* **Aim**
Exclude the pictures and return every line exactly as written.

******************************

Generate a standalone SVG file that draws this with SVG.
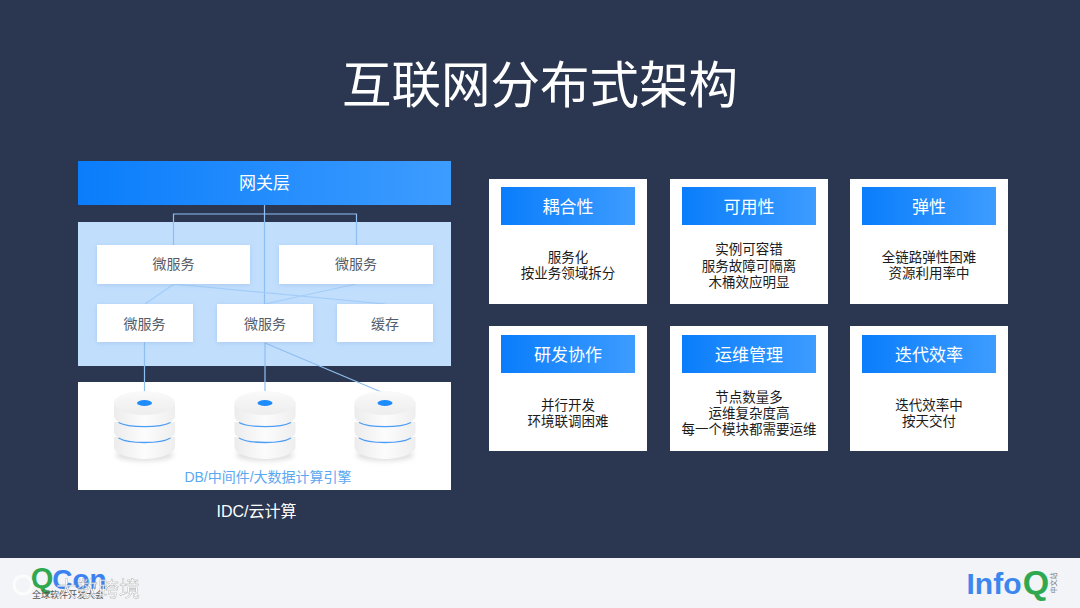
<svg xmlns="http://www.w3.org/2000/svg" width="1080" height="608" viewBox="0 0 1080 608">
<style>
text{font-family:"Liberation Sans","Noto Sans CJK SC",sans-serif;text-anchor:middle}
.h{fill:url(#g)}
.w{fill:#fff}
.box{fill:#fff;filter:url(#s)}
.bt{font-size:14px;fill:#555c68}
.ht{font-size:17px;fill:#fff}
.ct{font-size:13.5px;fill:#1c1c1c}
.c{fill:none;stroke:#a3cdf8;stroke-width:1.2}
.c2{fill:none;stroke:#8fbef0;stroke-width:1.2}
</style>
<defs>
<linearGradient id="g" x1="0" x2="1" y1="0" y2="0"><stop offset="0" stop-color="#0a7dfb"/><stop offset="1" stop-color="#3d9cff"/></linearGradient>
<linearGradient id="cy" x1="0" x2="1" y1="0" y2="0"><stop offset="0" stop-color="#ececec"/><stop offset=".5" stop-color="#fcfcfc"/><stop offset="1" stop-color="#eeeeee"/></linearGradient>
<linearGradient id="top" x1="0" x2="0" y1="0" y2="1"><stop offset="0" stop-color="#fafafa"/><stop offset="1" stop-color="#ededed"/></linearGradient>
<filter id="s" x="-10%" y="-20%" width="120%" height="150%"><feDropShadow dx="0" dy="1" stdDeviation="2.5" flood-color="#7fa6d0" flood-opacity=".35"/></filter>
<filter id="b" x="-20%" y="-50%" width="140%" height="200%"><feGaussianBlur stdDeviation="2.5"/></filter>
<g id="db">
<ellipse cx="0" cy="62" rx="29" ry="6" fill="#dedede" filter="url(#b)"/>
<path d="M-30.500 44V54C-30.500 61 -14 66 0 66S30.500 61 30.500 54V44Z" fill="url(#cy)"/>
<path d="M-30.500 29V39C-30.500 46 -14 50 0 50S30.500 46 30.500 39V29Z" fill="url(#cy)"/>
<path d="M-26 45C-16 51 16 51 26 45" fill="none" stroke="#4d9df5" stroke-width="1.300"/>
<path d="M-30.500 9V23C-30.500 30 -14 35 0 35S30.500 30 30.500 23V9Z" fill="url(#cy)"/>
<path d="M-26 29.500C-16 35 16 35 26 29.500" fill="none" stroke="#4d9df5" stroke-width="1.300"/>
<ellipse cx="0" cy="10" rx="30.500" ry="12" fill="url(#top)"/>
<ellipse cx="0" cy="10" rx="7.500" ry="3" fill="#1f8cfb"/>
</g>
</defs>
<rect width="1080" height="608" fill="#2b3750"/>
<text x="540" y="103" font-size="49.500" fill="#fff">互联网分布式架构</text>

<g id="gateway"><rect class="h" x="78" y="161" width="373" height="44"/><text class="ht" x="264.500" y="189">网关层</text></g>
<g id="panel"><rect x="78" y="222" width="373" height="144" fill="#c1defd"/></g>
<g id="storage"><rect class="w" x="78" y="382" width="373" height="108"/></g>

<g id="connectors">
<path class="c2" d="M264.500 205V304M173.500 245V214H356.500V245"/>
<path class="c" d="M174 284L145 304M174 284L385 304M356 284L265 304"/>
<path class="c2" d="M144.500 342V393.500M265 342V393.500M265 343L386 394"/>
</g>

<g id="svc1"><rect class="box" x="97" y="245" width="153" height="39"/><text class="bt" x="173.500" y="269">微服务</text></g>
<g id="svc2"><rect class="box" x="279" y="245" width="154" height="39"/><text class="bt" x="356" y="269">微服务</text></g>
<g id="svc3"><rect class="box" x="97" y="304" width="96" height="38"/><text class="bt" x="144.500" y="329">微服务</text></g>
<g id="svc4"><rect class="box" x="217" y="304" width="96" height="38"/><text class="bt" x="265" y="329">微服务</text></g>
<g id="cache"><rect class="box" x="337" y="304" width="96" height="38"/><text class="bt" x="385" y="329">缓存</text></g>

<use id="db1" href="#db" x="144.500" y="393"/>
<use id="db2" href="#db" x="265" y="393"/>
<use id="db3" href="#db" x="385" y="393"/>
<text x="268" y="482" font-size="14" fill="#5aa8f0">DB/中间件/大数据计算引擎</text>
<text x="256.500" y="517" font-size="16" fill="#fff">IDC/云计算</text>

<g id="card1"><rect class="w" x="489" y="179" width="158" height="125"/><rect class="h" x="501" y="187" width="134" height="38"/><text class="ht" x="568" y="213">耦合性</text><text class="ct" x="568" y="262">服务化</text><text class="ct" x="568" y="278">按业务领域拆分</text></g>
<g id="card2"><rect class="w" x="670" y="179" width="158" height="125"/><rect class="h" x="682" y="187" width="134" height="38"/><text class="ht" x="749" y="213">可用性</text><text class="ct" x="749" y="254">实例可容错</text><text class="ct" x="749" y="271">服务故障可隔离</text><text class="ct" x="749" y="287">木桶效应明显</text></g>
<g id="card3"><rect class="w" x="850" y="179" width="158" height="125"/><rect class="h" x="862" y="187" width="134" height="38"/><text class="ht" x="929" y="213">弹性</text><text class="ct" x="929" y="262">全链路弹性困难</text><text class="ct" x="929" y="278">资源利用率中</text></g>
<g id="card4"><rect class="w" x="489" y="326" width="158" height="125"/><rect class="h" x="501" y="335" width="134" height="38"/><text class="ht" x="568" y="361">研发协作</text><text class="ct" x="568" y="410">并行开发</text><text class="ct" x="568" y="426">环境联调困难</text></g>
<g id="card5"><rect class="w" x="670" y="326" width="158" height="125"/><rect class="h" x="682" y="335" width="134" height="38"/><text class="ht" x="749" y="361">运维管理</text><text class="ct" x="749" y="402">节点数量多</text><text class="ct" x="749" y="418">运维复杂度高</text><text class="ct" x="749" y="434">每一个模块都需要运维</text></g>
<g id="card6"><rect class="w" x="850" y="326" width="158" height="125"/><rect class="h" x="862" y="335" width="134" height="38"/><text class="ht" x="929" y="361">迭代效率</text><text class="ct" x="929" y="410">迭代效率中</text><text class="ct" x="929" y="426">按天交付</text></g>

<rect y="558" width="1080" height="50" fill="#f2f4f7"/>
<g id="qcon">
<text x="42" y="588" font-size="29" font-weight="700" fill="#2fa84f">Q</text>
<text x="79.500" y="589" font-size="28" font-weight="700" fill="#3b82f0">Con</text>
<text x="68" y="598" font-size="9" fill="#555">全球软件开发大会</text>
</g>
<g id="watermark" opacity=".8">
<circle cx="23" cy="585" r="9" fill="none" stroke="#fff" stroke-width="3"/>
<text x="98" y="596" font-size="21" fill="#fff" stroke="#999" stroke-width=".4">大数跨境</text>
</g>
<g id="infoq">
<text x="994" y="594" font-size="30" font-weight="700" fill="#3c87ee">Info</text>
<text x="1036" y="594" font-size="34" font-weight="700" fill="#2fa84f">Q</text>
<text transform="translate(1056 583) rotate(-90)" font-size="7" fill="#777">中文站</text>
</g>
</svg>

******************************

* **The answer**
Generate a standalone SVG file that draws this with SVG.
<svg xmlns="http://www.w3.org/2000/svg" width="1080" height="608" viewBox="0 0 1080 608">
<style>
text{font-family:"Liberation Sans","Noto Sans CJK SC",sans-serif;text-anchor:middle}
.h{fill:url(#g)}
.w{fill:#fff}
.box{fill:#fff;filter:url(#s)}
.bt{font-size:14px;fill:#555c68}
.ht{font-size:17px;fill:#fff}
.ct{font-size:13.5px;fill:#1c1c1c}
.c{fill:none;stroke:#a3cdf8;stroke-width:1.2}
.c2{fill:none;stroke:#8fbef0;stroke-width:1.2}
</style>
<defs>
<linearGradient id="g" x1="0" x2="1" y1="0" y2="0"><stop offset="0" stop-color="#0a7dfb"/><stop offset="1" stop-color="#3d9cff"/></linearGradient>
<linearGradient id="cy" x1="0" x2="1" y1="0" y2="0"><stop offset="0" stop-color="#ececec"/><stop offset=".5" stop-color="#fcfcfc"/><stop offset="1" stop-color="#eeeeee"/></linearGradient>
<linearGradient id="top" x1="0" x2="0" y1="0" y2="1"><stop offset="0" stop-color="#fafafa"/><stop offset="1" stop-color="#ededed"/></linearGradient>
<filter id="s" x="-10%" y="-20%" width="120%" height="150%"><feDropShadow dx="0" dy="1" stdDeviation="2.5" flood-color="#7fa6d0" flood-opacity=".35"/></filter>
<filter id="b" x="-20%" y="-50%" width="140%" height="200%"><feGaussianBlur stdDeviation="2.5"/></filter>
<g id="db">
<ellipse cx="0" cy="62" rx="29" ry="6" fill="#dedede" filter="url(#b)"/>
<path d="M-30.500 44V54C-30.500 61 -14 66 0 66S30.500 61 30.500 54V44Z" fill="url(#cy)"/>
<path d="M-30.500 29V39C-30.500 46 -14 50 0 50S30.500 46 30.500 39V29Z" fill="url(#cy)"/>
<path d="M-26 45C-16 51 16 51 26 45" fill="none" stroke="#4d9df5" stroke-width="1.300"/>
<path d="M-30.500 9V23C-30.500 30 -14 35 0 35S30.500 30 30.500 23V9Z" fill="url(#cy)"/>
<path d="M-26 29.500C-16 35 16 35 26 29.500" fill="none" stroke="#4d9df5" stroke-width="1.300"/>
<ellipse cx="0" cy="10" rx="30.500" ry="12" fill="url(#top)"/>
<ellipse cx="0" cy="10" rx="7.500" ry="3" fill="#1f8cfb"/>
</g>
</defs>
<rect width="1080" height="608" fill="#2b3750"/>
<text x="540" y="103" font-size="49.500" fill="#fff">互联网分布式架构</text>

<g id="gateway"><rect class="h" x="78" y="161" width="373" height="44"/><text class="ht" x="264.500" y="189">网关层</text></g>
<g id="panel"><rect x="78" y="222" width="373" height="144" fill="#c1defd"/></g>
<g id="storage"><rect class="w" x="78" y="382" width="373" height="108"/></g>

<g id="connectors">
<path class="c2" d="M264.500 205V304M173.500 245V214H356.500V245"/>
<path class="c" d="M174 284L145 304M174 284L385 304M356 284L265 304"/>
<path class="c2" d="M144.500 342V393.500M265 342V393.500M265 343L386 394"/>
</g>

<g id="svc1"><rect class="box" x="97" y="245" width="153" height="39"/><text class="bt" x="173.500" y="269">微服务</text></g>
<g id="svc2"><rect class="box" x="279" y="245" width="154" height="39"/><text class="bt" x="356" y="269">微服务</text></g>
<g id="svc3"><rect class="box" x="97" y="304" width="96" height="38"/><text class="bt" x="144.500" y="329">微服务</text></g>
<g id="svc4"><rect class="box" x="217" y="304" width="96" height="38"/><text class="bt" x="265" y="329">微服务</text></g>
<g id="cache"><rect class="box" x="337" y="304" width="96" height="38"/><text class="bt" x="385" y="329">缓存</text></g>

<use id="db1" href="#db" x="144.500" y="393"/>
<use id="db2" href="#db" x="265" y="393"/>
<use id="db3" href="#db" x="385" y="393"/>
<text x="268" y="482" font-size="14" fill="#5aa8f0">DB/中间件/大数据计算引擎</text>
<text x="256.500" y="517" font-size="16" fill="#fff">IDC/云计算</text>

<g id="card1"><rect class="w" x="489" y="179" width="158" height="125"/><rect class="h" x="501" y="187" width="134" height="38"/><text class="ht" x="568" y="213">耦合性</text><text class="ct" x="568" y="262">服务化</text><text class="ct" x="568" y="278">按业务领域拆分</text></g>
<g id="card2"><rect class="w" x="670" y="179" width="158" height="125"/><rect class="h" x="682" y="187" width="134" height="38"/><text class="ht" x="749" y="213">可用性</text><text class="ct" x="749" y="254">实例可容错</text><text class="ct" x="749" y="271">服务故障可隔离</text><text class="ct" x="749" y="287">木桶效应明显</text></g>
<g id="card3"><rect class="w" x="850" y="179" width="158" height="125"/><rect class="h" x="862" y="187" width="134" height="38"/><text class="ht" x="929" y="213">弹性</text><text class="ct" x="929" y="262">全链路弹性困难</text><text class="ct" x="929" y="278">资源利用率中</text></g>
<g id="card4"><rect class="w" x="489" y="326" width="158" height="125"/><rect class="h" x="501" y="335" width="134" height="38"/><text class="ht" x="568" y="361">研发协作</text><text class="ct" x="568" y="410">并行开发</text><text class="ct" x="568" y="426">环境联调困难</text></g>
<g id="card5"><rect class="w" x="670" y="326" width="158" height="125"/><rect class="h" x="682" y="335" width="134" height="38"/><text class="ht" x="749" y="361">运维管理</text><text class="ct" x="749" y="402">节点数量多</text><text class="ct" x="749" y="418">运维复杂度高</text><text class="ct" x="749" y="434">每一个模块都需要运维</text></g>
<g id="card6"><rect class="w" x="850" y="326" width="158" height="125"/><rect class="h" x="862" y="335" width="134" height="38"/><text class="ht" x="929" y="361">迭代效率</text><text class="ct" x="929" y="410">迭代效率中</text><text class="ct" x="929" y="426">按天交付</text></g>

<rect y="558" width="1080" height="50" fill="#f2f4f7"/>
<g id="qcon">
<text x="42" y="588" font-size="29" font-weight="700" fill="#2fa84f">Q</text>
<text x="79.500" y="589" font-size="28" font-weight="700" fill="#3b82f0">Con</text>
<text x="68" y="598" font-size="9" fill="#555">全球软件开发大会</text>
</g>
<g id="watermark" opacity=".8">
<circle cx="23" cy="585" r="9" fill="none" stroke="#fff" stroke-width="3"/>
<text x="98" y="596" font-size="21" fill="#fff" stroke="#999" stroke-width=".4">大数跨境</text>
</g>
<g id="infoq">
<text x="994" y="594" font-size="30" font-weight="700" fill="#3c87ee">Info</text>
<text x="1036" y="594" font-size="34" font-weight="700" fill="#2fa84f">Q</text>
<text transform="translate(1056 583) rotate(-90)" font-size="7" fill="#777">中文站</text>
</g>
</svg>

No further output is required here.